Becky's fingers stop tapping. "Keep talking, counselor."

"I don't have a client. Or to put it another way, I do, but the client is…" You point toward your chest.

"You?"

"I think I…" You explain about the drunk driver, about the deaths of the man and woman that you lovingly thought of as your parents.

"And you want to know if they were your parents?" Becky asks.

"Yes, and if I've got a twin – a brother or a sister that I never knew about – and…" You almost add, if I was born a Jew.

"Counselor, I apologize, but you're a fool."

"That's what my wife and uncle say, not to mention a cop in Redwood Point."

"Redwood Point?"

"A small town forty miles south of here."

"Forty or four thousand miles. What difference does any of this make? Did Esther and Simon love you?"

"They worshipped me." Your eyes sting with grief.
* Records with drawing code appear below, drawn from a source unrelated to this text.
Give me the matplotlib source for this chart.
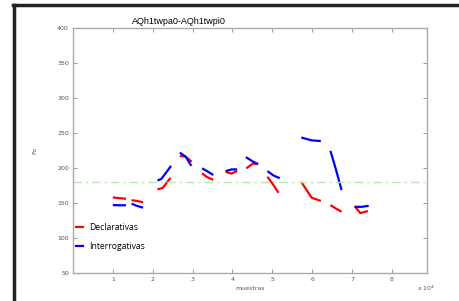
import matplotlib
matplotlib.use("Agg")
import matplotlib.pyplot as plt
import numpy as np
from matplotlib.lines import Line2D

# contour segments, x in units of 1e4 samples
decl_x = [
    [1.00, 1.15, 1.33],
    [1.47, 1.60, 1.76],
    [2.12, 2.25, 2.45],
    [2.68, 2.82, 2.98],
    [3.24, 3.35, 3.52],
    [3.83, 3.98, 4.12],
    [4.35, 4.52, 4.62],
    [4.88, 5.02, 5.16],
    [5.73, 5.99, 6.22],
    [6.46, 6.60, 6.74],
    [7.07, 7.21, 7.40],
]
decl_y = [
    [158.0, 157.0, 156.0],
    [154.0, 153.0, 151.0],
    [169.5, 171.5, 186.0],
    [217.0, 216.5, 209.0],
    [192.5, 187.5, 183.0],
    [194.5, 192.0, 196.0],
    [199.5, 206.5, 205.5],
    [187.5, 176.5, 164.5],
    [180.0, 157.5, 153.0],
    [147.0, 142.0, 137.5],
    [145.5, 135.5, 138.5],
]
inter_x = [
    [1.00, 1.15, 1.33],
    [1.47, 1.60, 1.76],
    [2.12, 2.22, 2.46],
    [2.68, 2.83, 2.97],
    [3.24, 3.38, 3.52],
    [3.83, 3.98, 4.12],
    [4.34, 4.52, 4.65],
    [4.88, 5.04, 5.19],
    [5.73, 5.99, 6.22],
    [6.46, 6.59, 6.74],
    [7.07, 7.24, 7.42],
]
inter_y = [
    [147.0, 146.8, 146.7],
    [149.0, 146.0, 143.3],
    [182.0, 184.5, 203.0],
    [222.0, 216.0, 203.0],
    [199.5, 195.0, 190.0],
    [195.5, 198.0, 198.0],
    [215.5, 209.0, 205.5],
    [195.5, 189.0, 185.5],
    [243.5, 239.5, 238.5],
    [224.5, 199.5, 168.5],
    [144.5, 144.5, 146.0],
]
threshold = 180.0

fig = plt.figure(figsize=(4.59, 3.01), dpi=100)
ax = fig.add_axes([0.159, 0.093, 0.771, 0.814])

for xs, ys in zip(decl_x, decl_y):
    ax.plot(np.array(xs) * 1e4, ys, color="#ff0000", lw=1.6, solid_capstyle="butt")
for xs, ys in zip(inter_x, inter_y):
    ax.plot(np.array(xs) * 1e4, ys, color="#0000ff", lw=1.6, solid_capstyle="butt")
ax.axhline(threshold, color="#b8e6b0", lw=1.0, ls=(0, (6, 3, 1.5, 3)))

ax.set_xlim(0, 8.88e4)
ax.set_ylim(50, 400)
ax.set_xticks(np.arange(1, 9) * 1e4)
ax.set_xticklabels([str(i) for i in range(1, 9)])
ax.set_yticks(np.arange(50, 401, 50))
ax.tick_params(direction="in", length=3, width=0.6, color="#888888",
               labelsize=4.5, labelcolor="#555555", top=True, right=True, pad=3)
for s in ax.spines.values():
    s.set_color("#aaaaaa")
    s.set_linewidth(1.0)

ax.set_title("AQh1twpa0-AQh1twpi0", fontsize=6.5, family="Liberation Sans",
             x=0.3, pad=3)
ax.set_xlabel("muestras", fontsize=4.5, color="#555555", labelpad=3)
ax.set_ylabel("Fo", fontsize=4.5, color="#555555", labelpad=14)
fig.text(0.908, 0.035, r"x 10$^4$", fontsize=4.5, color="#555555")

handles = [Line2D([], [], color="#ff0000", lw=1.6),
           Line2D([], [], color="#0000ff", lw=1.6)]
ax.legend(handles, ["Declarativas", "Interrogativas"], loc="lower left",
          bbox_to_anchor=(-0.012, 0.057), frameon=False, handlelength=0.8,
          handletextpad=0.7, labelspacing=1.25, prop={"family": "Open Sans", "size": 6.2})

# window frame
fig.add_artist(Line2D([0.031, 0.031], [0.0, 0.983], color="#222222", lw=2.5))
fig.add_artist(Line2D([0.029, 1.0], [0.983, 0.983], color="#222222", lw=2.5))

fig.savefig("out.png", dpi=100)
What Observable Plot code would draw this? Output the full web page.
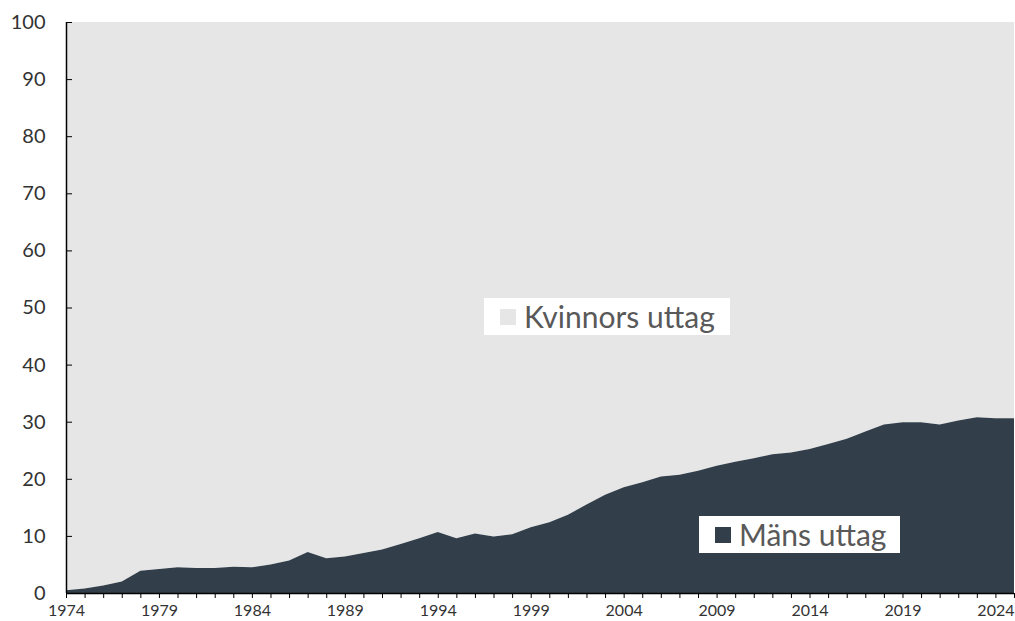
<!DOCTYPE html>
<html><head><meta charset="utf-8">
<script src="https://cdn.jsdelivr.net/npm/d3@7"></script>
<script src="https://cdn.jsdelivr.net/npm/@observablehq/plot@0.6"></script>
<style>
html,body{margin:0;padding:0;background:#fff;}
#wrap{position:relative;width:1015px;height:621px;font-family:Lato,"Open Sans",sans-serif;}
.lg{position:absolute;background:#fff;color:#595959;font-size:30px;line-height:37px;white-space:nowrap;display:flex;align-items:center;}
.sw{display:inline-block;width:16px;height:16px;margin-right:8px;flex:none;}
</style></head>
<body><div id="wrap"></div>
<script>
const years = d3.range(1974, 2026);
const mensShare = [0.5,0.8,1.3,2.0,3.9,4.2,4.5,4.4,4.4,4.6,4.5,5.0,5.7,7.2,6.1,6.4,7.0,7.6,8.6,9.6,10.7,9.6,10.4,9.9,10.3,11.5,12.4,13.7,15.5,17.2,18.5,19.4,20.4,20.7,21.4,22.3,23.0,23.6,24.3,24.6,25.2,26.1,27.0,28.3,29.5,29.9,29.9,29.5,30.2,30.8,30.6,30.6];
const yTicks = d3.range(0, 101, 10);
const xTickLabels = d3.range(1974, 2025, 5);
const seriesNames = ["Kvinnors uttag", "Mäns uttag"];
const colors = ["#e6e6e6", "#323f4b"];

const data = years.map((y, i) => ({year: y, men: mensShare[i]}));

const chart = Plot.plot({
  width: 1015, height: 621,
  marginLeft: 66, marginRight: 1, marginTop: 22, marginBottom: 28,
  style: {fontFamily: "Lato, 'Open Sans', sans-serif", color: "#333", background: "#fff"},
  x: {domain: [1974, 2025]},
  y: {domain: [0, 100]},
  marks: [
    Plot.areaY(data, {x: "year", y1: "men", y2: 100, fill: colors[0]}),
    Plot.areaY(data, {x: "year", y1: 0, y2: "men", fill: colors[1]}),
    Plot.axisY({ticks: yTicks, tickSize: 0, tickPadding: 21, fontSize: 20, label: null, fill: "#333"}),
    Plot.axisY({ticks: yTicks, tickSize: -6, text: null, label: null, stroke: "#000"}),
    Plot.axisX({ticks: years, tickSize: 5, text: null, label: null, stroke: "#000"}),
    Plot.axisX({ticks: xTickLabels, tickSize: 0, tickPadding: 11, tickFormat: d => String(d), fontSize: 16, label: null, fill: "#333"}),
    Plot.ruleY([0], {stroke: "#000", strokeWidth: 1.5}),
    Plot.ruleX([1974], {stroke: "#000", strokeWidth: 1.5})
  ]
});
const wrap = document.getElementById("wrap");
wrap.appendChild(chart);

const legends = [
  {name: seriesNames[0], color: colors[0], left: 484, top: 298, width: 246},
  {name: seriesNames[1], color: colors[1], left: 699, top: 516, width: 201}
];
for (const l of legends) {
  const d = document.createElement("div");
  d.className = "lg";
  d.style.left = l.left + "px"; d.style.top = l.top + "px"; d.style.width = l.width + "px"; d.style.height = "37px";
  d.style.paddingLeft = "16px"; d.style.boxSizing = "border-box";
  const s = document.createElement("span"); s.className = "sw"; s.style.background = l.color;
  d.appendChild(s);
  d.appendChild(document.createTextNode(l.name));
  wrap.appendChild(d);
}
</script></body></html>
"Then they are your parents. Counselor, I was adopted. And the man and woman who adopted me abused me. That's why I'm in this office – to make sure other adopted children don't go into homes where they suffer what I did. At the same time, I don't want to see a mother abused. If a woman's wise enough to know she can't properly raise a child, if she gives it up for adoption, in my opinion she deserves a medal. She deserves to be protected."